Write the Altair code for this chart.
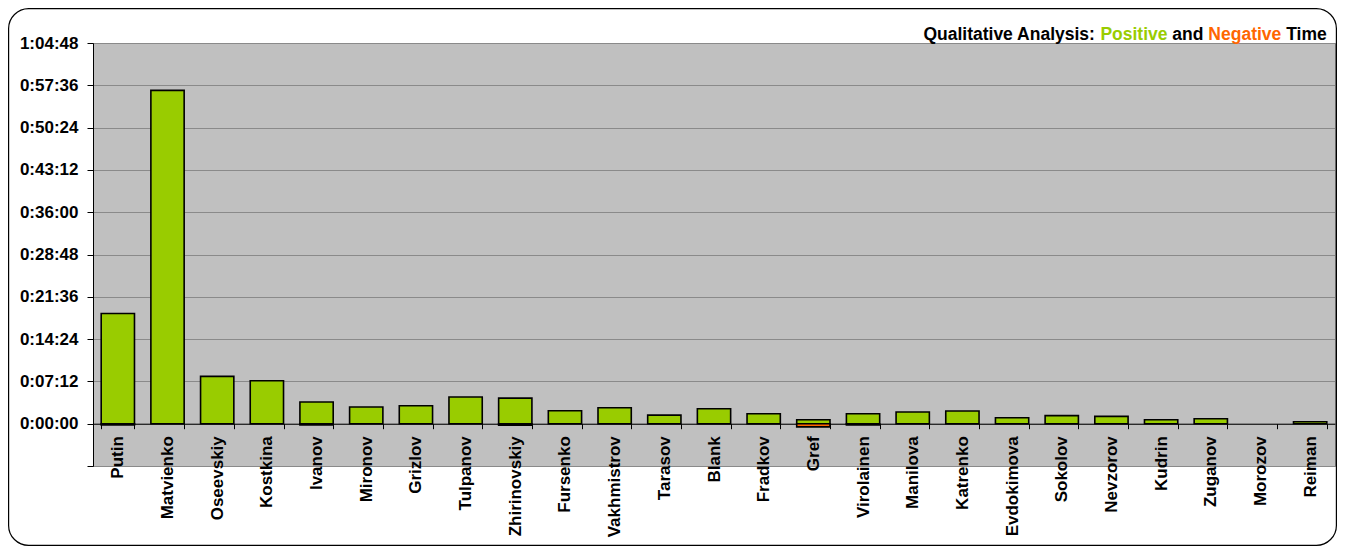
import altair as alt
import pandas as pd

# ---- data (seconds) ----
names = ["Putin", "Matvienko", "Oseevskiy", "Kostkina", "Ivanov", "Mironov", "Grizlov",
         "Tulpanov", "Zhirinovskiy", "Fursenko", "Vakhmistrov", "Tarasov", "Blank",
         "Fradkov", "Gref", "Virolainen", "Manilova", "Katrenko", "Evdokimova",
         "Sokolov", "Nevzorov", "Kudrin", "Zuganov", "Morozov", "Reiman"]
positive_seconds = [1126, 3404, 483, 439, 221, 170, 184, 272, 261, 133, 163, 88, 153,
                    102, 41, 102, 119, 129, 61, 82, 75, 41, 51, 0, 20]
negative_seconds = [-12, 0, 0, 0, -12, 0, 0, 0, -15, 0, 0, 0, 0,
                    0, -32, -12, 0, 0, 0, 0, 0, 0, 0, 0, 0]
y_ticks = [-432, 0, 432, 864, 1296, 1728, 2160, 2592, 3024, 3456, 3888]

title_parts = ["Qualitative Analysis: ", "Positive ", "and ", "Negative ", "Time"]
title_colors = ["black", "#99CC00", "black", "#FF6600", "black"]

df = pd.DataFrame({"name": names, "pos": positive_seconds, "neg": negative_seconds})

W, H = 1242, 423
FONT = "Liberation Sans"
LABEL_SIZE = 17
TITLE_SIZE = 17.5

y_scale = alt.Scale(domain=[y_ticks[0], y_ticks[-1]], nice=False, zero=False)
zero_offset = -H * (0 - y_ticks[0]) / (y_ticks[-1] - y_ticks[0])

x_axis = alt.Axis(title=None, labelAngle=-90, tickBand="extent", offset=zero_offset,
                  tickSize=5, tickColor="black", domainColor="black", domainWidth=1,
                  labelPadding=7, labelFont=FONT, labelFontWeight="bold",
                  labelFontSize=LABEL_SIZE, labelColor="black", grid=False)
y_axis = alt.Axis(title=None, values=y_ticks,
                  labelExpr="datum.value < 0 ? '' : utcFormat(datum.value * 1000, '%-H:%M:%S')",
                  grid=True, gridColor="#8a8a8a", gridWidth=1, domainColor="black",
                  tickColor="black", tickSize=6, labelPadding=9, labelFont=FONT,
                  labelFontWeight="bold", labelFontSize=LABEL_SIZE, labelColor="black")

x_enc = alt.X("name:N", sort=names,
              scale=alt.Scale(domain=names, paddingInner=0.33, paddingOuter=0.165),
              axis=x_axis)

pos = alt.Chart(df).transform_filter("datum.pos > 0").mark_bar(
    color="#99CC00", stroke="black", strokeWidth=1.6).encode(
    x=x_enc, y=alt.Y("pos:Q", scale=y_scale, axis=y_axis))
neg = alt.Chart(df).transform_filter("datum.neg < 0").mark_bar(
    color="#FF6600", stroke="black", strokeWidth=1.6).encode(
    x=x_enc, y=alt.Y("neg:Q", scale=y_scale, axis=y_axis))

# ---- title built from coloured pieces (Arial/Liberation bold advance widths /1000 em) ----
adv = {"Q": 778, "u": 611, "a": 556, "l": 278, "i": 278, "t": 333, "v": 556, "e": 556,
       " ": 278, "A": 722, "n": 611, "y": 556, "s": 556, ":": 333, "P": 667, "o": 611,
       "d": 611, "N": 722, "g": 611, "T": 611, "m": 889}
widths = [sum(adv.get(c, 556) for c in p) * TITLE_SIZE / 1000 for p in title_parts]
right_edge = W - 8
xs = []
cur = right_edge - sum(widths)
for w in widths:
    xs.append(cur)
    cur += w

one = pd.DataFrame({"k": [0]})
title_layers = [
    alt.Chart(one).mark_text(text=t, align="left", baseline="alphabetic", font=FONT,
                             fontWeight="bold", fontSize=TITLE_SIZE, color=c).encode(
        x=alt.value(xx), y=alt.value(-3))
    for t, c, xx in zip(title_parts, title_colors, xs)
]

frame = alt.Chart(one).mark_rect(fill=None, stroke="black", strokeWidth=1.2,
                                 cornerRadius=20).encode(
    x=alt.value(-84.4), x2=alt.value(W + 1.4), y=alt.value(-34.4), y2=alt.value(H + 79.4))

chart = alt.layer(pos, neg, *title_layers, frame).properties(
    width=W, height=H,
    background="white",
    autosize=alt.AutoSizeParams(type="none"),
    padding={"left": 85, "top": 35, "right": 2, "bottom": 80},
).configure_view(fill="#C0C0C0", stroke="#808080", strokeWidth=1)

chart.save("out.html", embed_options={"renderer": "svg", "actions": False})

==============================

Objective ::
Repeat the data exactly, excluding the pictures.

Result ::
Write the Altair code for this chart.
import altair as alt
import pandas as pd

# ---- data (seconds) ----
names = ["Putin", "Matvienko", "Oseevskiy", "Kostkina", "Ivanov", "Mironov", "Grizlov",
         "Tulpanov", "Zhirinovskiy", "Fursenko", "Vakhmistrov", "Tarasov", "Blank",
         "Fradkov", "Gref", "Virolainen", "Manilova", "Katrenko", "Evdokimova",
         "Sokolov", "Nevzorov", "Kudrin", "Zuganov", "Morozov", "Reiman"]
positive_seconds = [1126, 3404, 483, 439, 221, 170, 184, 272, 261, 133, 163, 88, 153,
                    102, 41, 102, 119, 129, 61, 82, 75, 41, 51, 0, 20]
negative_seconds = [-12, 0, 0, 0, -12, 0, 0, 0, -15, 0, 0, 0, 0,
                    0, -32, -12, 0, 0, 0, 0, 0, 0, 0, 0, 0]
y_ticks = [-432, 0, 432, 864, 1296, 1728, 2160, 2592, 3024, 3456, 3888]

title_parts = ["Qualitative Analysis: ", "Positive ", "and ", "Negative ", "Time"]
title_colors = ["black", "#99CC00", "black", "#FF6600", "black"]

df = pd.DataFrame({"name": names, "pos": positive_seconds, "neg": negative_seconds})

W, H = 1242, 423
FONT = "Liberation Sans"
LABEL_SIZE = 17
TITLE_SIZE = 17.5

y_scale = alt.Scale(domain=[y_ticks[0], y_ticks[-1]], nice=False, zero=False)
zero_offset = -H * (0 - y_ticks[0]) / (y_ticks[-1] - y_ticks[0])

x_axis = alt.Axis(title=None, labelAngle=-90, tickBand="extent", offset=zero_offset,
                  tickSize=5, tickColor="black", domainColor="black", domainWidth=1,
                  labelPadding=7, labelFont=FONT, labelFontWeight="bold",
                  labelFontSize=LABEL_SIZE, labelColor="black", grid=False)
y_axis = alt.Axis(title=None, values=y_ticks,
                  labelExpr="datum.value < 0 ? '' : utcFormat(datum.value * 1000, '%-H:%M:%S')",
                  grid=True, gridColor="#8a8a8a", gridWidth=1, domainColor="black",
                  tickColor="black", tickSize=6, labelPadding=9, labelFont=FONT,
                  labelFontWeight="bold", labelFontSize=LABEL_SIZE, labelColor="black")

x_enc = alt.X("name:N", sort=names,
              scale=alt.Scale(domain=names, paddingInner=0.33, paddingOuter=0.165),
              axis=x_axis)

pos = alt.Chart(df).transform_filter("datum.pos > 0").mark_bar(
    color="#99CC00", stroke="black", strokeWidth=1.6).encode(
    x=x_enc, y=alt.Y("pos:Q", scale=y_scale, axis=y_axis))
neg = alt.Chart(df).transform_filter("datum.neg < 0").mark_bar(
    color="#FF6600", stroke="black", strokeWidth=1.6).encode(
    x=x_enc, y=alt.Y("neg:Q", scale=y_scale, axis=y_axis))

# ---- title built from coloured pieces (Arial/Liberation bold advance widths /1000 em) ----
adv = {"Q": 778, "u": 611, "a": 556, "l": 278, "i": 278, "t": 333, "v": 556, "e": 556,
       " ": 278, "A": 722, "n": 611, "y": 556, "s": 556, ":": 333, "P": 667, "o": 611,
       "d": 611, "N": 722, "g": 611, "T": 611, "m": 889}
widths = [sum(adv.get(c, 556) for c in p) * TITLE_SIZE / 1000 for p in title_parts]
right_edge = W - 8
xs = []
cur = right_edge - sum(widths)
for w in widths:
    xs.append(cur)
    cur += w

one = pd.DataFrame({"k": [0]})
title_layers = [
    alt.Chart(one).mark_text(text=t, align="left", baseline="alphabetic", font=FONT,
                             fontWeight="bold", fontSize=TITLE_SIZE, color=c).encode(
        x=alt.value(xx), y=alt.value(-3))
    for t, c, xx in zip(title_parts, title_colors, xs)
]

frame = alt.Chart(one).mark_rect(fill=None, stroke="black", strokeWidth=1.2,
                                 cornerRadius=20).encode(
    x=alt.value(-84.4), x2=alt.value(W + 1.4), y=alt.value(-34.4), y2=alt.value(H + 79.4))

chart = alt.layer(pos, neg, *title_layers, frame).properties(
    width=W, height=H,
    background="white",
    autosize=alt.AutoSizeParams(type="none"),
    padding={"left": 85, "top": 35, "right": 2, "bottom": 80},
).configure_view(fill="#C0C0C0", stroke="#808080", strokeWidth=1)

chart.save("out.html", embed_options={"renderer": "svg", "actions": False})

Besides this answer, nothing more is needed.